John Garrett, a retired Army colonel and a Fox News military analyst, was in regular touch with the Pentagon as President Bush prepared to announce his Iraq troop surge last year.
"Please let me know if you have any specific points you want covered or that you would prefer to downplay," Garrett wrote. That note was one of numerous documents published yesterday in a lengthy New York Times investigation of the close ties between the parade of former officers who serve as television analysts, Defense Department officials who feed them information, and corporations who hire them to win federal contracts.
It's hardly shocking that career military men would largely reflect the Pentagon's point of view, just as Democratic and Republican "strategists" stay in touch with aides to the candidates they defend on the air.
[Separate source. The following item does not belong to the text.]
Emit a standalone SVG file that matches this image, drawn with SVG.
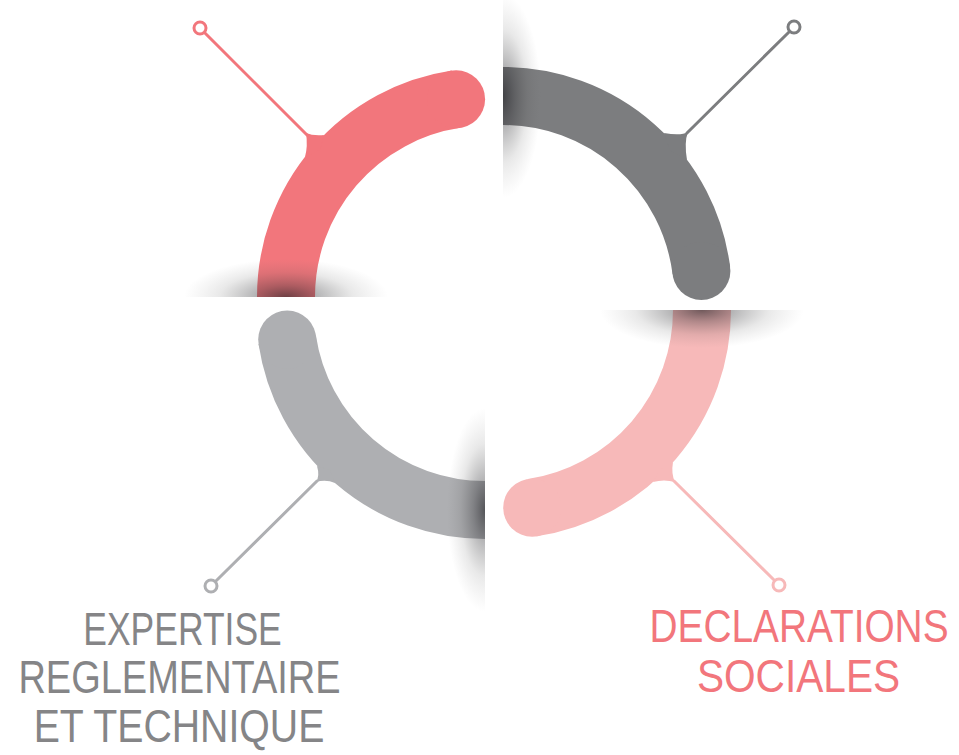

But the degree of behind-the-scenes manipulation--including regular briefings by then-Defense secretary Donald Rumsfeld and other officials -- is striking, as is the lack of disclosure by the networks of some of these government and business connections.
With an aura of independence, many of the analysts used their megaphones, and the prestige of their rank, to help sell a war that was not going well. Not all marched in lock step, of course, and a half-dozen former generals broke with the Pentagon in 2006 to call for Rumsfeld's resignation. But the networks rarely if ever explored the outside roles of their military consultants.
Pentagon spokesman Bryan Whitman said in an interview yesterday that the former officers are "highly educated, experienced in their field. To suggest they could be puppets of the Defense Department is a little insulting to all of them. . . . Not all of them are advocates for everything the department is doing." The department, he added, provides information not just to retired officers but to corporate, educational and religious leaders as well as journalists.
Marty Ryan, a Fox News executive producer, said yesterday that the analysts are hired not just for their expertise but also as people "who have access to and know what the thinking of the Pentagon is. That makes them valuable to us."
With so many military commentators retained in wartime, "it's a little unrealistic to think you're going to do a big background check on everybody," Ryan said. "Some of the business ties aren't necessarily relevant when you're asking them about a specific helicopter operation."
The credibility gap, to use an old Vietnam War phrase, was greatest when these retired officers offered upbeat assessments of the Iraq war even while privately expressing doubts.
Defense officials arranged for a number of the analysts to visit Iraq in September 2003, the Times reported. "You can't believe the progress," retired Gen. Paul Vallely, then a Fox analyst, told viewers, although he told the Times that he recognized at the time that "things were going south."
Ken Allard, a retired colonel and former NBC military analyst, told the Times there was a "night and day" difference between what Pentagon briefers told him and the deteriorating conditions in Iraq. "I felt we'd been hosed," Allard said.
The article, by David Barstow, was based on 8,000 pages of internal Pentagon documents obtained in a lawsuit by the newspaper.